Tech Training May Provide Fatter Paychecks Than 4-Year Degrees, Study Finds
I find the result dubious, because they took only starting salaries as the comparison point. Do the following years leave those with shallower education “stuck in the shallow end”? But the point quoted below is clearly right — we need to know more about the downstream salaries. I’m not sure that we don’t have the data to answer the question. Aren’t there salary surveys in the Tech industry all the time? Doesn’t the BLS know about salaries?
The College Measures study makes the case for looking at the short-term gain. It found that, one year after graduation, those with two-year technical degrees earned, on average, more than $50,000, about $11,000 more than graduates with bachelor’s degrees. And compared with graduates of two-year colleges who had focused on academic subjects, those with technical degrees were making about $30,000 more.
Those who went on to receive master’s degrees earned, on average, $63,340, or $24,000 more than the median first-year earnings of those who stopped with a bachelor’s degree.

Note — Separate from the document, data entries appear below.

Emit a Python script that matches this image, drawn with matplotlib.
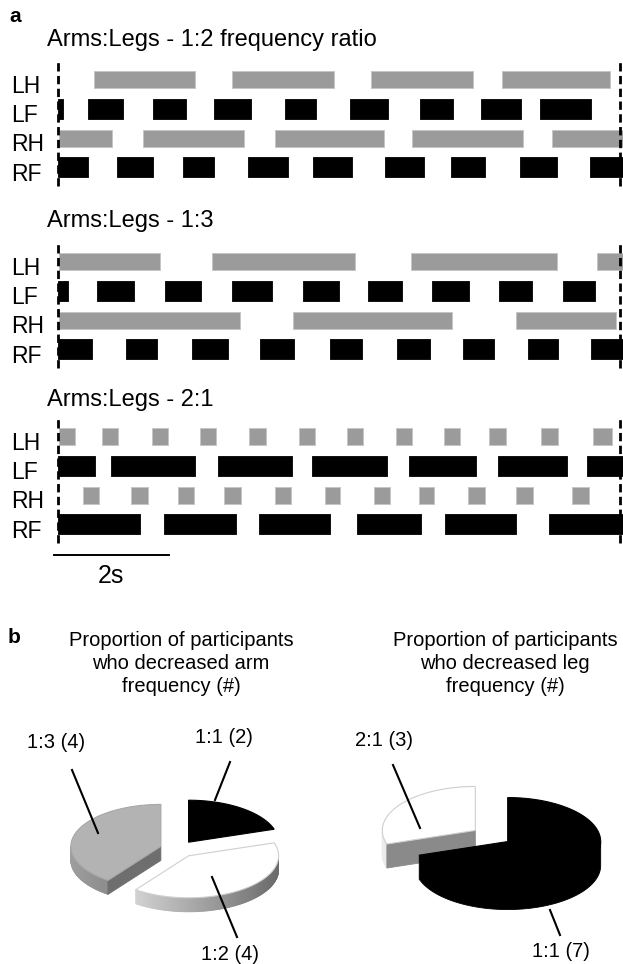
import numpy as np
import matplotlib
matplotlib.use("Agg")
import matplotlib.pyplot as plt
from matplotlib.patches import Polygon

plt.rcParams['font.family'] = ['Liberation Sans', 'DejaVu Sans']

# ---- gait data: stance/swing bars as (start, end) in seconds ----
limbs = ["LH", "LF", "RH", "RF"]
panel_titles = ["Arms:Legs - 1:2 frequency ratio", "Arms:Legs - 1:3", "Arms:Legs - 2:1"]

r12_LH = [(0.63, 2.39), (3.04, 4.81), (5.46, 7.24), (7.74, 9.64)]
r12_LF = [(0.0, 0.08), (0.53, 1.14), (1.65, 2.24), (2.72, 3.36), (3.97, 4.50),
          (5.09, 5.76), (6.31, 6.90), (7.39, 8.08), (8.41, 9.30)]
r12_RH = [(0.02, 0.94), (1.48, 3.25), (3.78, 5.69), (6.17, 8.12), (8.62, 9.86)]
r12_RF = [(0.0, 0.53), (1.03, 1.66), (2.19, 2.73), (3.31, 4.02), (4.45, 5.13),
          (5.70, 6.39), (6.86, 7.46), (8.06, 8.71), (9.29, 9.86)]

r13_LH = [(0.02, 1.78), (2.68, 5.19), (6.16, 8.70), (9.40, 9.86)]
r13_LF = [(0.0, 0.17), (0.68, 1.32), (1.86, 2.50), (3.04, 3.73), (4.28, 4.91),
          (5.41, 6.01), (6.53, 7.17), (7.70, 8.28), (8.81, 9.37)]
r13_RH = [(0.02, 3.17), (4.10, 6.88), (7.99, 9.74)]
r13_RF = [(0.0, 0.60), (1.19, 1.72), (2.33, 2.97), (3.53, 4.12), (4.74, 5.31),
          (5.91, 6.50), (7.07, 7.61), (8.21, 8.73), (9.31, 9.86)]

r21_LH = [(0.02, 0.30), (0.76, 1.04), (1.64, 1.92), (2.47, 2.75), (3.34, 3.63),
          (4.21, 4.48), (5.04, 5.32), (5.90, 6.17), (6.73, 7.01), (7.53, 7.81),
          (8.43, 8.72), (9.34, 9.66)]
r21_LF = [(0.0, 0.64), (0.92, 2.39), (2.79, 4.08), (4.44, 5.74), (6.12, 7.29),
          (7.68, 8.89), (9.23, 9.86)]
r21_RH = [(0.43, 0.71), (1.28, 1.57), (2.10, 2.37), (2.90, 3.19), (3.78, 4.06),
          (4.66, 4.93), (5.52, 5.79), (6.30, 6.57), (7.16, 7.45), (8.00, 8.29),
          (8.97, 9.26)]
r21_RF = [(0.0, 1.43), (1.85, 3.11), (3.51, 4.74), (5.21, 6.34), (6.76, 7.99),
          (8.57, 9.86)]

panels = [
    [r12_LH, r12_LF, r12_RH, r12_RF],
    [r13_LH, r13_LF, r13_RH, r13_RF],
    [r21_LH, r21_LF, r21_RH, r21_RF],
]
trial_end = 9.81      # right dashed marker (s)
scale_len = 2.0       # scale bar (s)

# ---- pie data ----
arm_labels = ["1:1", "1:2", "1:3"]
arm_counts = [2, 4, 4]
leg_labels = ["1:1", "2:1"]
leg_counts = [7, 3]

W, H = 623, 964
fig = plt.figure(figsize=(W / 100, H / 100), dpi=100)


def fx(px):
    return px / W


def fy(py):
    return 1 - py / H


# layout in pixels
x0_px = 58.0
px_per_s = 57.3
row_px = 29.3
lh_rows_px = [79.5, 261.5, 436.5]
title_base_px = [46, 227, 406]

gray = "#9b9b9b"
for p, (bars, lh_px) in enumerate(zip(panels, lh_rows_px)):
    bottom_px = lh_px + 4 * row_px
    ax = fig.add_axes([0, fy(bottom_px), 1, 5 * row_px / H])
    ax.set_xlim(-x0_px / px_per_s, (W - x0_px) / px_per_s)
    ax.set_ylim(-1, 4)
    ax.axis("off")
    for i, (limb, segs) in enumerate(zip(limbs, bars)):
        y = 3 - i
        if limb.endswith("H"):
            h, fc, ec = 0.58, gray, "#c4c4c4"
        else:
            h, fc, ec = 0.68, "black", "black"
        ax.broken_barh([(s, e - s) for s, e in segs], (y - h / 2, h),
                       facecolors=fc, edgecolors=ec, linewidth=0.6)
        ax.text(-0.82, y - 0.45, limb, fontsize=16.5, ha="left", va="baseline")
    for xv in (0.0, trial_end):
        ax.plot([xv, xv], [-0.65, 3.65], color="black", lw=2,
                linestyle=(0, (3, 1.6)), clip_on=False)
    fig.text(fx(47), fy(title_base_px[p]), panel_titles[p], fontsize=17,
             ha="left", va="baseline")
    if p == 2:
        ax.plot([-0.07, -0.07 + scale_len], [-1.04, -1.04], color="black",
                lw=1.4, clip_on=False)
        ax.text(-0.07 + scale_len / 2, -2.0, "2s", fontsize=18,
                ha="center", va="baseline")

fig.text(fx(9), fy(22), "a", fontsize=15, fontweight="bold", va="baseline")
fig.text(fx(8), fy(643), "b", fontsize=15, fontweight="bold", va="baseline")

# ---- 3D-looking exploded pies, drawn in pixel space ----
pax = fig.add_axes([0, 0, 1, 1])
pax.set_xlim(0, W)
pax.set_ylim(H, 0)
pax.axis("off")
pax.patch.set_alpha(0)

styles = {
    "black": dict(top="#000000", side=0.0, cut=None, edge="#000000"),
    "white": dict(top="#ffffff", side=0.93, cut="#8a8a8a", edge="#cfcfcf"),
    "gray": dict(top="#b3b3b3", side=0.62, cut="#6e6e6e", edge="#a8a8a8"),
}


def pie3d(counts, colors, cx, cy, rx, ry, depth, explode):
    total = float(sum(counts))
    a1 = 90.0
    wedges = []
    for n, col in zip(counts, colors):
        a2 = a1 - 360.0 * n / total
        b = np.radians((a1 + a2) / 2)
        ox = cx + explode * np.cos(b)
        oy = cy - explode * np.sin(b) * ry / rx
        wedges.append((a1, a2, ox, oy, col))
        a1 = a2
    # back wedges first
    for a1, a2, ox, oy, col in sorted(wedges, key=lambda w: w[3]):
        st = styles[col]
        th = np.radians(np.linspace(a2, a1, 160))
        px = ox + rx * np.cos(th)
        py = oy - ry * np.sin(th)
        front = np.sin(th) <= 0
        if st["side"] == 0 and front.any():
            # plain black rim: one polygon
            fx_, fy_ = px[front], py[front]
            pts = list(zip(fx_, fy_)) + list(zip(fx_[::-1], fy_[::-1] + depth))
            pax.add_patch(Polygon(pts, closed=True, fc="black", ec="black", lw=0.6))
        else:
            # outer rim on the front half, shaded left to right
            for k in range(len(th) - 1):
                tm = (th[k] + th[k + 1]) / 2
                if np.sin(tm) < 0:
                    u = (np.cos(tm) + 1) / 2
                    g = st["side"] * (1 - 0.55 * u)
                    c = (g, g, g)
                    pax.add_patch(Polygon([(px[k], py[k]), (px[k + 1], py[k + 1]),
                                           (px[k + 1], py[k + 1] + depth),
                                           (px[k], py[k] + depth)],
                                          closed=True, fc=c, ec=c, lw=0.6))
        # cut faces facing the viewer
        if st["cut"] is not None:
            for a, vis in ((a1, np.cos(np.radians(a1)) < -1e-6),
                           (a2, np.cos(np.radians(a2)) > 1e-6)):
                if vis:
                    ex = ox + rx * np.cos(np.radians(a))
                    ey = oy - ry * np.sin(np.radians(a))
                    pax.add_patch(Polygon([(ox, oy), (ex, ey), (ex, ey + depth),
                                           (ox, oy + depth)], closed=True,
                                          fc=st["cut"], ec=st["cut"], lw=0.6))
        pax.add_patch(Polygon([(ox, oy)] + list(zip(px, py)), closed=True,
                              fc=st["top"], ec=st["edge"], lw=0.8))


pie3d(arm_counts, ["black", "white", "gray"], 178, 849, 90, 42, 14, 18)
pie3d(leg_counts, ["black", "white"], 491.5, 836, 93, 44, 24, 20)

# pie titles
pie_titles = ["Proportion of participants\nwho decreased arm\nfrequency (#)",
              "Proportion of participants\nwho decreased leg\nfrequency (#)"]
for t, xc in zip(pie_titles, (181, 505)):
    pax.text(xc, 631, t, fontsize=14.5, ha="center", va="top",
             multialignment="center", linespacing=1.27)

# slice labels with leader lines
arm_text_xy = [(224, 743), (230, 960), (56, 748)]
arm_leader = [((230, 762), (215, 800)), ((237, 937), (212, 877)), ((72, 770), (98, 833))]
leg_text_xy = [(561, 957), (384, 746)]
leg_leader = [((560, 935), (550, 910)), ((393, 765), (420, 828))]

for labs, cnts, txy, ldr in ((arm_labels, arm_counts, arm_text_xy, arm_leader),
                             (leg_labels, leg_counts, leg_text_xy, leg_leader)):
    for lab, n, (tx, ty), (p1, p2) in zip(labs, cnts, txy, ldr):
        pax.text(tx, ty, f"{lab} ({n})", fontsize=14.5, ha="center", va="baseline")
        pax.plot([p1[0], p2[0]], [p1[1], p2[1]], color="black", lw=1.5)

fig.savefig("out.png", dpi=100)
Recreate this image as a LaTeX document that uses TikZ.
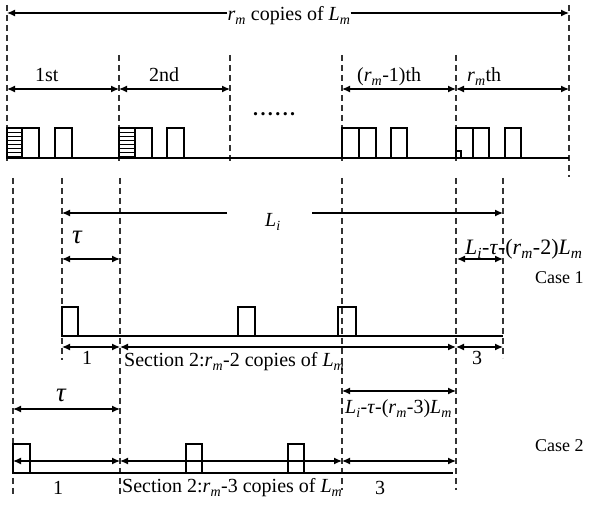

Mark Schneider, president of College Measures and a vice president of the American Institutes for Research, acknowledged in an interview on Thursday that the salary someone makes one year after graduation doesn’t necessarily reflect a person’s lifetime earnings potential. Many educators point out that, with rapidly changing work-force needs, students who complete narrowly focused technical degrees or certificates might land lucrative jobs right away but struggle to move on if those jobs dry up.
“We’ve all heard about the philosophy majors who start out as baristas at Starbucks and go on to become barristers, and the person with a technical degree who’s going to be replaced by robots,” Mr. Schneider said. But when it comes to tracking salaries 10 years down the road, “the truth is, we don’t know.”